10年ひとむかし 88 「富裕層を呼び込む」

ちょうどゴールデンウィークが始まる頃だったでしょうか、ニュースで「これからは海外の富裕層の観光客を呼び込む」と耳にしてなんとも複雑な思いになりました。

 

1980年代、日本も「先進国入り」したから「開発途上国」を助けるのは当然と東南アジアに出かけた時のあの経済的な意味での頑丈なカプセルを打ち破ることは容易ではないし、内側に誰かを招き入れるにも硬すぎると感じた頃から40年ほど経ったのですね。

あの頃はなんだか自分自身が開発途上国を下に見てしまっているのではないかという葛藤が常にあって、同じ時代にたまたま別のところで生まれ育っただけでこんなに人生に差が出ることを変えていかなければいけないのではないかという若者らしい正義感でした。

 

1990年代に入るとなんでまだそれほど働いていない年代でこんなに経済的に豊かな生活をしているのだろうという、ごくごく普通の給与生活では考えられない人たちが出現しました。

 

そして数年前には、自分の労働の対価に見合った「身の丈にあった生活」とは違う生活形態の人がいることに虚をつかれたのでした。

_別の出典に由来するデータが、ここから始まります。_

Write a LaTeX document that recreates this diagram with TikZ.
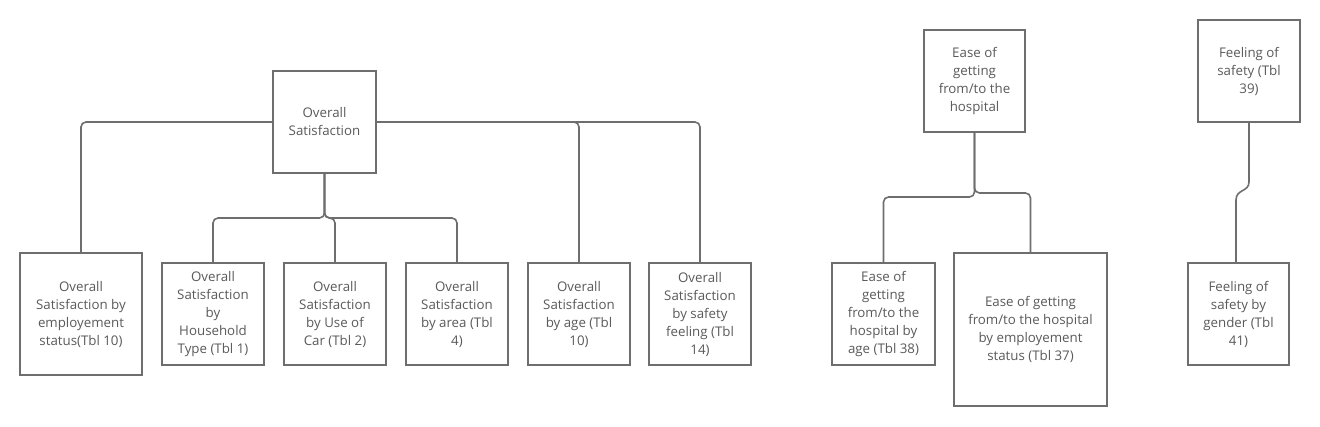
\documentclass[tikz,border=0pt]{standalone}
\usepackage{fontspec}
\setmainfont{Open Sans}
\definecolor{linec}{HTML}{6E6E6E}
\definecolor{textc}{HTML}{5A5A5A}
\tikzset{
  box/.style={draw=linec, line width=1.6pt, fill=white, inner sep=0pt, align=center,
    text=textc, font=\fontsize{13.3}{18}\selectfont},
  sq/.style={box, minimum width=102pt, minimum height=102pt},
  conn/.style={draw=linec, line width=1.6pt, rounded corners=5pt},
}
\begin{document}
\begin{tikzpicture}[x=1pt,y=-1pt]
\useasboundingbox (0,0) rectangle (1320,426);
% nodes
\node[sq, minimum width=103pt] (os) at (324.5,122) {Overall\\Satisfaction};
\node[box, minimum width=122pt, minimum height=122pt] (emp) at (81,314) {Overall\\Satisfaction by\\employement\\status(Tbl 10)};
\node[sq] (hh) at (213,314) {Overall\\Satisfaction\\by\\Household\\Type (Tbl 1)};
\node[sq] (car) at (335,314) {Overall\\Satisfaction\\by Use of\\Car (Tbl 2)};
\node[sq] (area) at (457,314) {Overall\\Satisfaction\\by area (Tbl\\4)};
\node[sq] (age) at (579,314) {Overall\\Satisfaction\\by age (Tbl\\10)};
\node[sq] (safe) at (700,314) {Overall\\Satisfaction\\by safety\\feeling (Tbl\\14)};
\node[sq, minimum width=101pt] (ease) at (974.5,81) {Ease of\\getting\\from/to the\\hospital};
\node[sq, minimum width=103pt] (ea) at (883.5,314) {Ease of\\getting\\from/to the\\hospital by\\age (Tbl 38)};
\node[box, minimum width=153pt, minimum height=153pt] (ee) at (1030.5,329.5) {Ease of getting\\from/to the hospital\\by employement\\status (Tbl 37)};
\node[sq] (fs) at (1249,71) {Feeling of\\safety (Tbl\\39)};
\node[sq, minimum width=101pt] (fg) at (1238.5,314) {Feeling of\\safety by\\gender (Tbl\\41)};
% connectors
\draw[conn] (os.west) -| (emp.north);
\draw[conn] (os.east) -| (age.north);
\draw[conn] (os.east) -| (safe.north);
\draw[conn] (os.south) |- (hh.north |- 0,218) -- (hh.north);
\draw[conn] (os.south) |- (car.north |- 0,218) -- (car.north);
\draw[conn] (os.south) |- (area.north |- 0,218) -- (area.north);
\draw[conn] (ease.south) |- (ea.north |- 0,197) -- (ea.north);
\draw[conn] (ease.south) |- (ee.north |- 0,193) -- (ee.north);
\draw[line width=1.6pt, draw=linec] (fs.south) -- (1249,182) .. controls (1249,192) and (1236,189) .. (1236,200) -- (fg.north -| 1236,0);
\end{tikzpicture}
\end{document}
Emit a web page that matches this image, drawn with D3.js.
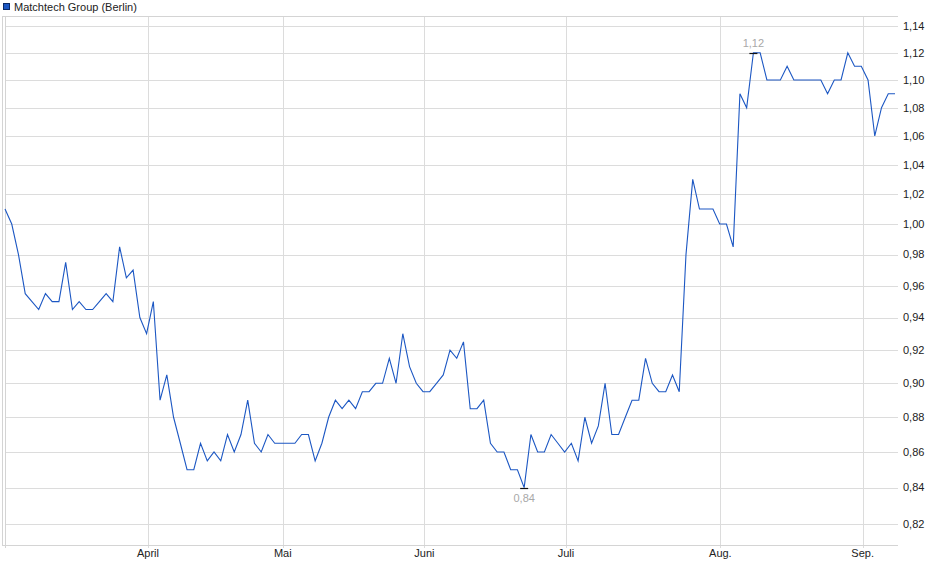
<!DOCTYPE html>
<html>
<head>
<meta charset="utf-8">
<script src="https://cdn.jsdelivr.net/npm/d3@7"></script>
<style>
	body { margin: 0; background: #fff; }
	svg { display: block; font-family: "Liberation Sans", Arial, sans-serif; }
</style>
</head>
<body>
<div class="chart"></div>
<script>
// daily closes, Matchtech Group (Berlin), one value per trading day
const closes = [
	1.01, 1.00, 0.98, 0.955, 0.95, 0.945, 0.955, 0.95, 0.95, 0.975,
	0.945, 0.95, 0.945, 0.945, 0.95, 0.955, 0.95, 0.985, 0.965, 0.97,
	0.94, 0.93, 0.95, 0.89, 0.905, 0.88, 0.865, 0.85, 0.85, 0.865,
	0.855, 0.86, 0.855, 0.87, 0.86, 0.87, 0.89, 0.865, 0.86, 0.87,
	0.865, 0.865, 0.865, 0.865, 0.87, 0.87, 0.855, 0.865, 0.88, 0.89,
	0.885, 0.89, 0.885, 0.895, 0.895, 0.90, 0.90, 0.915, 0.90, 0.93,
	0.91, 0.90, 0.895, 0.895, 0.90, 0.905, 0.92, 0.915, 0.925, 0.885,
	0.885, 0.89, 0.865, 0.86, 0.86, 0.85, 0.85, 0.84, 0.87, 0.86,
	0.86, 0.87, 0.865, 0.86, 0.865, 0.855, 0.88, 0.865, 0.875, 0.90,
	0.87, 0.87, 0.88, 0.89, 0.89, 0.915, 0.90, 0.895, 0.895, 0.905,
	0.895, 0.98, 1.03, 1.01, 1.01, 1.01, 1.00, 1.00, 0.985, 1.09,
	1.08, 1.12, 1.12, 1.10, 1.10, 1.10, 1.11, 1.10, 1.10, 1.10,
	1.10, 1.10, 1.09, 1.10, 1.10, 1.12, 1.11, 1.11, 1.10, 1.06,
	1.08, 1.09, 1.09
];

// month starts, as position on the trading-day axis
const monthNames = ["April", "Mai", "Juni", "Juli", "Aug.", "Sep."];
const monthStarts = [21.2, 41.2, 62.2, 83.2, 106.1, 127.2];

const yTicks = [0.82, 0.84, 0.86, 0.88, 0.90, 0.92, 0.94, 0.96, 0.98, 1.00, 1.02, 1.04, 1.06, 1.08, 1.10, 1.12, 1.14];

const seriesName = "Matchtech Group (Berlin)";

!function () {
	const width = 940, height = 579;
	const lineColor = "#1c57c3";
	const plot = { left: 5, right: 898, top: 16, bottom: 545 };

	const x = d3.scaleLinear()
		.domain([0, closes.length - 1])
		.range([5, 895]);

	// price axis is logarithmic
	const y = d3.scaleLog()
		.domain([d3.min(yTicks), d3.max(yTicks)])
		.range([524, 26]);

	const fmt = v => d3.format(".2f")(v).replace(".", ",");

	const svg = d3.select(".chart")
		.append("svg")
		.attr("width", width)
		.attr("height", height)
		.attr("viewBox", [0, 0, width, height]);

	// legend
	svg.append("rect")
		.attr("x", 3.5).attr("y", 3.5)
		.attr("width", 6).attr("height", 6)
		.attr("fill", lineColor)
		.attr("stroke", "#0b2a66");
	svg.append("text")
		.attr("x", 14).attr("y", 10.5)
		.attr("font-size", 11)
		.attr("fill", "#222")
		.text(seriesName);

	// horizontal grid
	svg.append("g")
		.attr("stroke", "#dcdcdc")
		.attr("shape-rendering", "crispEdges")
		.selectAll("line")
		.data(yTicks)
		.join("line")
		.attr("x1", plot.left)
		.attr("x2", plot.right)
		.attr("y1", d => Math.round(y(d)) + 0.5)
		.attr("y2", d => Math.round(y(d)) + 0.5);

	// vertical grid at month starts, running a little past the bottom as ticks
	svg.append("g")
		.attr("stroke", "#dcdcdc")
		.attr("shape-rendering", "crispEdges")
		.selectAll("line")
		.data(monthStarts)
		.join("line")
		.attr("x1", d => Math.round(x(d)) + 0.5)
		.attr("x2", d => Math.round(x(d)) + 0.5)
		.attr("y1", plot.top)
		.attr("y2", plot.bottom + 3);

	// frame: top, bottom, double left edge
	const frame = svg.append("g")
		.attr("stroke", "#d4d4d4")
		.attr("shape-rendering", "crispEdges");
	frame.append("line")
		.attr("x1", 2).attr("x2", plot.right)
		.attr("y1", plot.top + 0.5).attr("y2", plot.top + 0.5);
	frame.append("line")
		.attr("x1", 2).attr("x2", plot.right)
		.attr("y1", plot.bottom + 0.5).attr("y2", plot.bottom + 0.5);
	frame.append("line")
		.attr("x1", 2.5).attr("x2", 2.5)
		.attr("y1", plot.top).attr("y2", plot.bottom + 1);
	frame.append("line")
		.attr("x1", 5.5).attr("x2", 5.5)
		.attr("y1", plot.top).attr("y2", plot.bottom + 3);

	// price labels on the right
	svg.append("g")
		.attr("font-size", 11)
		.attr("fill", "#222")
		.selectAll("text")
		.data(yTicks)
		.join("text")
		.attr("x", 903)
		.attr("y", d => y(d))
		.attr("dy", "0.35em")
		.text(fmt);

	// month labels
	svg.append("g")
		.attr("font-size", 11)
		.attr("fill", "#222")
		.attr("text-anchor", "middle")
		.selectAll("text")
		.data(monthStarts)
		.join("text")
		.attr("x", d => x(d))
		.attr("y", 557)
		.text((d, i) => monthNames[i]);

	// price line
	const line = d3.line()
		.x((d, i) => x(i))
		.y(d => y(d));

	svg.append("path")
		.datum(closes)
		.attr("fill", "none")
		.attr("stroke", lineColor)
		.attr("stroke-width", 1.1)
		.attr("d", line);

	// high / low markers
	const hi = d3.maxIndex(closes), lo = d3.minIndex(closes);
	const marks = [
		{ i: hi, v: closes[hi], dy: -6 },
		{ i: lo, v: closes[lo], dy: 14 }
	];
	const m = svg.append("g");
	m.selectAll("line")
		.data(marks)
		.join("line")
		.attr("x1", d => x(d.i) - 4)
		.attr("x2", d => x(d.i) + 4)
		.attr("y1", d => Math.round(y(d.v)) + 0.5)
		.attr("y2", d => Math.round(y(d.v)) + 0.5)
		.attr("stroke", "#111")
		.attr("stroke-width", 1.2);
	m.selectAll("text")
		.data(marks)
		.join("text")
		.attr("x", d => x(d.i))
		.attr("y", d => y(d.v) + d.dy)
		.attr("text-anchor", "middle")
		.attr("font-size", 11)
		.attr("fill", "#a8a8a8")
		.text(d => fmt(d.v));
}();
</script>
</body>
</html>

限られた給与から所得税社会保険が増額されるだけでなく二重税ともいえる消費税を取られ、物価高の中でとにかく買うものを減らしてなんとか生活レベルを維持しようという毎日なのに、あるところにはあるのですね。

さらに高齢者のなけなしのような年金からも徴取する。

本当に忍耐強く勤勉な国民からむしり取る政府は無慈悲ですね。

 

それでもあちこちを散歩すると、水田が健在だし、災害や疫病にも耐えて堅実に地域や産業を守ってきた落ち着いた街が全国各地にあります。

 

ようやく未曾有の感染症から社会が回復していく段階が見えてきた時に、よく耐えた国と国民へのねぎらいや希望が持てる話題があるとしたらなんだろうと思っていたら、「海外からの富裕層を呼び込んで観光を盛り上げる」というニュースでした。なんだかなあ、ですね。

 

 

この国は本当に何かを見失ってしまったのではないか、国の病気の時代というのがあるのだと思えてきました。

その諸悪の根源は「自分は富裕層側であるべき」という虚栄心かもしれませんね。

そして他の労働を知らないのに見下して支配し、搾取する、そんな感じでしょうか。

 

 

でも行基さんの頃からずっとそういう歴史を繰り返してきたので、そのうちに風向きも変わりますね、きっと。